A few month's back I ran into this site called "Digg". Of course, by now every techie knows about it. At that time, I was just amazed by the way it worked. Right away it got me thinking, these guys are onto something. Give the power to the users!
What I was reading was how this site had given users all the power to moderate and decide what is good for them. The system seemed to work, I would go to my specific categories and I would find links to articles and content that was very interesting to me.
I started digging around on digg and somewhere I read, that the model would work well for a Yahoo or AOL type site for their News section. Since the links were news related, I guess this makes sense. Use the digg method for news, it's an improvement on the popular aggregators out there.
Well here is my question; Why stop at news? Why not use the same user moderated model on search?
Relevancy is the all holy grail in search! Be relevant and they will come. The current popular search engines out there currently use technology as the basis for deciding what is relevant. I personally think this is a highly inefficient model. There has been plenty of times when looking for a solution to a problem, I run into the top 10-20 results being spammy type sites that are highly irrelevant.
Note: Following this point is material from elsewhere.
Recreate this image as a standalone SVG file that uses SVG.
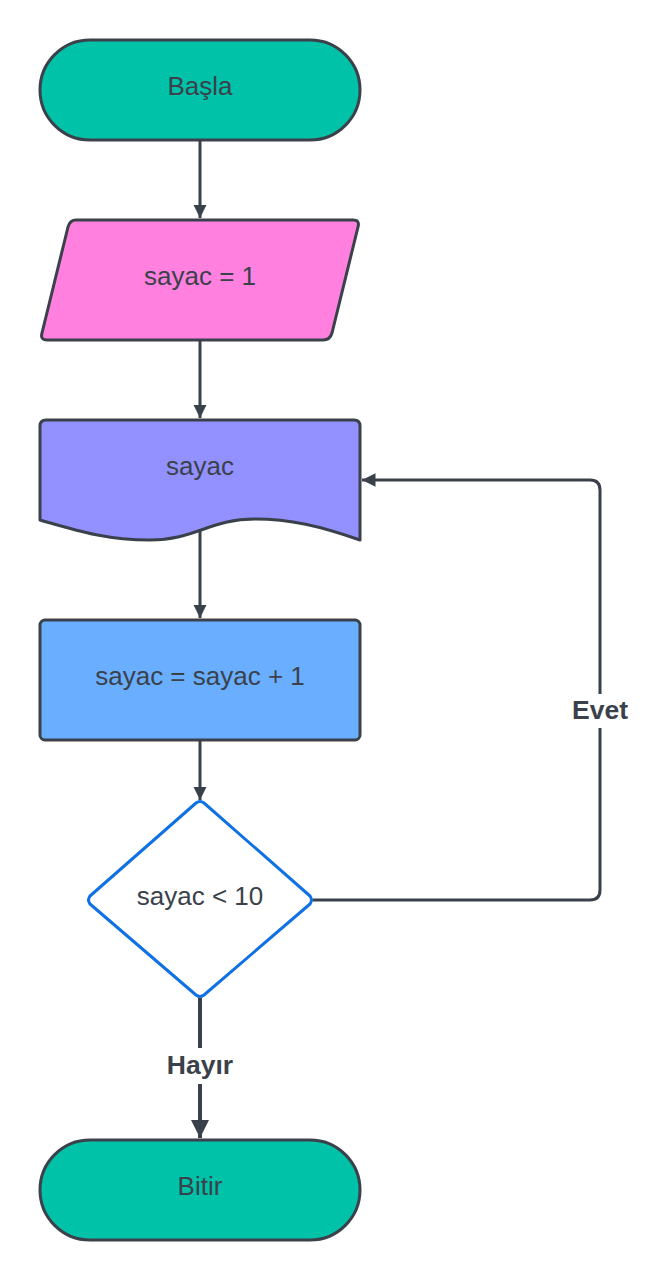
<svg xmlns="http://www.w3.org/2000/svg" width="668" height="1280" viewBox="0 0 668 1280">
<defs>
<marker id="ah" viewBox="0 0 10 10" refX="10" refY="5" markerWidth="4.5" markerHeight="4.5" orient="auto" markerUnits="strokeWidth"><path d="M0,0 L10,5 L0,10 z" fill="#3a414a"/></marker>
<style>
.n{stroke:#3a414a;stroke-width:3;stroke-linejoin:round}
.t{font-family:"Liberation Sans",Arial,sans-serif;font-size:26px;fill:#3a414a;text-anchor:middle}
.b{font-family:"Liberation Sans",Arial,sans-serif;font-size:26.5px;font-weight:bold;fill:#3a414a;text-anchor:middle}
.c{fill:none;stroke:#3a414a;stroke-width:3}
</style>
</defs>
<rect width="668" height="1280" fill="#ffffff"/>
<g id="connectors">
<line class="c" x1="200" y1="140" x2="200" y2="218" marker-end="url(#ah)"/>
<line class="c" x1="200" y1="340" x2="200" y2="418" marker-end="url(#ah)"/>
<line class="c" x1="200" y1="530" x2="200" y2="618" marker-end="url(#ah)"/>
<line class="c" x1="200" y1="740" x2="200" y2="800" marker-end="url(#ah)"/>
<path class="c" d="M200,998 V1048 M200,1084 V1138" style="stroke-width:4" marker-end="url(#ah)"/>
<path class="c" d="M313,900 H590 Q600,900 600,890 V728 M600,694 V490 Q600,480 590,480 H362" marker-end="url(#ah)"/>
<text class="b" x="200" y="1074">Hayır</text>
<text class="b" x="600" y="719">Evet</text>
</g>
<g id="basla">
<rect class="n" x="40" y="40" width="320" height="100" rx="50" fill="#00c2a8"/>
<text class="t" x="200" y="95">Başla</text>
</g>
<g id="sayac1">
<path class="n" d="M76,220 H353 Q360,220 358,227 L332,333 Q330,340 323,340 H47 Q40,340 42,333 L68,227 Q70,220 76,220 Z" fill="#ff80df"/>
<text class="t" x="200" y="285">sayac = 1</text>
</g>
<g id="cikti">
<path class="n" d="M46,420 H354 Q360,420 360,426 V540 C320,526 290,519 255,519 C210,519 195,540 150,540 C105,540 75,530 40,520 V426 Q40,420 46,420 Z" fill="#9391ff"/>
<text class="t" x="200" y="475">sayac</text>
</g>
<g id="artir">
<rect class="n" x="40" y="620" width="320" height="120" rx="5" fill="#6aaeff"/>
<text class="t" x="200" y="685">sayac = sayac + 1</text>
</g>
<g id="kosul">
<path d="M196,803 Q200,800 204,803 L310,896 Q313,900 310,904 L204,995 Q200,998 196,995 L90,904 Q87,900 90,896 Z" fill="#ffffff" stroke="#1071e5" stroke-width="3" stroke-linejoin="round"/>
<text class="t" x="200" y="905">sayac &lt; 10</text>
</g>
<g id="bitir">
<rect class="n" x="40" y="1140" width="320" height="100" rx="50" fill="#00c2a8"/>
<text class="t" x="200" y="1195">Bitir</text>
</g>
</svg>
Google spends all this time and effort trying to figure what sites are spammy, creating complex algorithms to filter out the irrelevant content. What about letting users vote and moderate results like digg?
Of course thinking like this, leads to many questions.
What are your thoughts . . .
Is it even realistic? By doing so, is that giving away too much power and say to the user? Can the system be manipulated? If so are there gaurds to stop such manipulation? Does a user moderated system provide more relevancy on average than a complex algorithm? What about a hybrid system? Using both user moderation and complex algorithms?